The connector can only access DynamoDB with the configured access credentials in the catalog. If you need to access DynamoDB with different credentials or a different region, configure a separate catalog. See more information about Type mapping and schemas session and catalog session properties.

General configuration properties#

The following table describes general catalog configuration properties for the connector:

Property name

Description

Default value

case-insensitive-name-matching

Support case insensitive schema and table names.

false

case-insensitive-name-matching.cache-ttl

1m

case-insensitive-name-matching.config-file

Path to a name mapping configuration file in JSON format that allows Trino to disambiguate between schemas and tables with similar names in different cases.

null

case-insensitive-name-matching.refresh-period

Frequency with which Trino checks the name matching configuration file for changes.

0 (refresh disabled)

metadata.cache-ttl

Duration for which metadata, including table and column statistics, is cached.

0 (caching disabled)

metadata.cache-missing

Cache the fact that metadata, including table and column statistics, is not available

false

metadata.cache-maximum-size

Maximum number of objects stored in the metadata cache

10000

write.batch-size

Maximum number of statements in a batched execution. Do not change this setting from the default. Non-default values may negatively impact performance.

1000

join-pushdown.enabled

Enable join pushdown. Equivalent catalog session property is join_pushdown_enabled. Enabling this may negatively impact performance for some queries.

false

Generate a schema file#

The connector exposes the data in your DynamoDB instance in the amazondynamodb schema of the catalog.

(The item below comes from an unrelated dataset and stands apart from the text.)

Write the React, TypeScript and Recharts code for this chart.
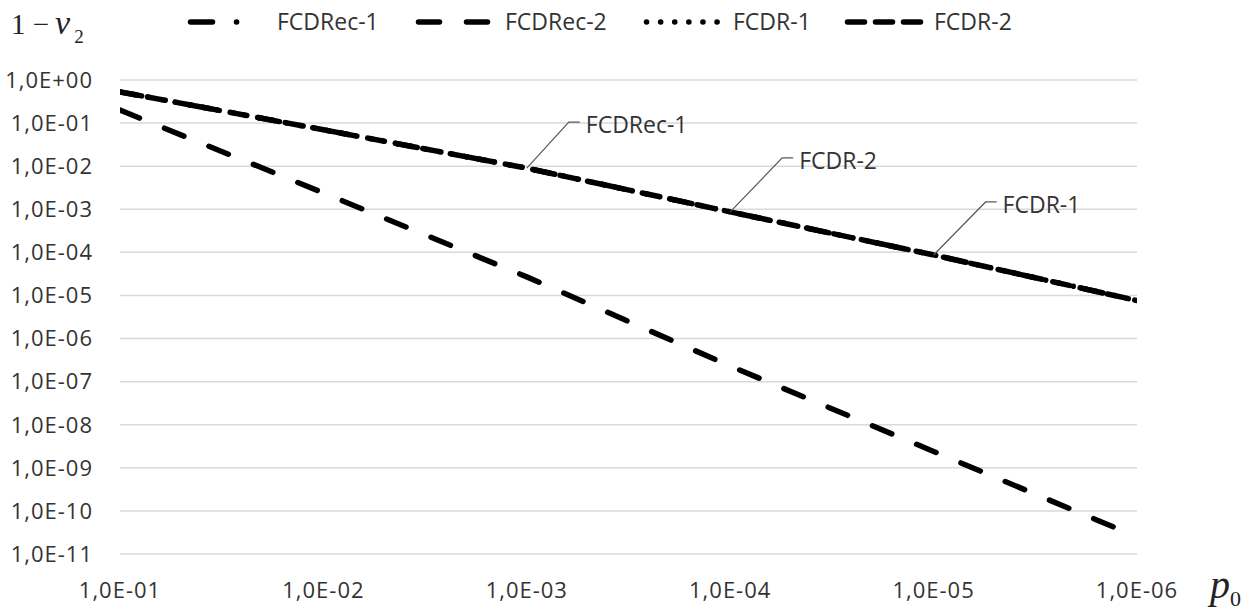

A schema file for a DynamoDB details the SEP table name, columns, and data types. It additionally specifies which DynamoDB attribute (or nested attribute) the connector uses to populate data for the column.

If you do not specify a schema file, the connector generates a schema file. The connector samples up to 50 rows from the DynamoDB table and uses those to generate a schema file. The schema files are in RealSQLDatabase (RSD) format and accessible using SQL commands.

The value dictates the behavior:

  • NEVER (default): A schema file is never generated.

  • ON_USE: A schema file is generated the first time a table is referenced, provided the schema file for the table does not already exist.

  • ON_START: A schema file is generated at connection time for any tables that do not currently have a schema file.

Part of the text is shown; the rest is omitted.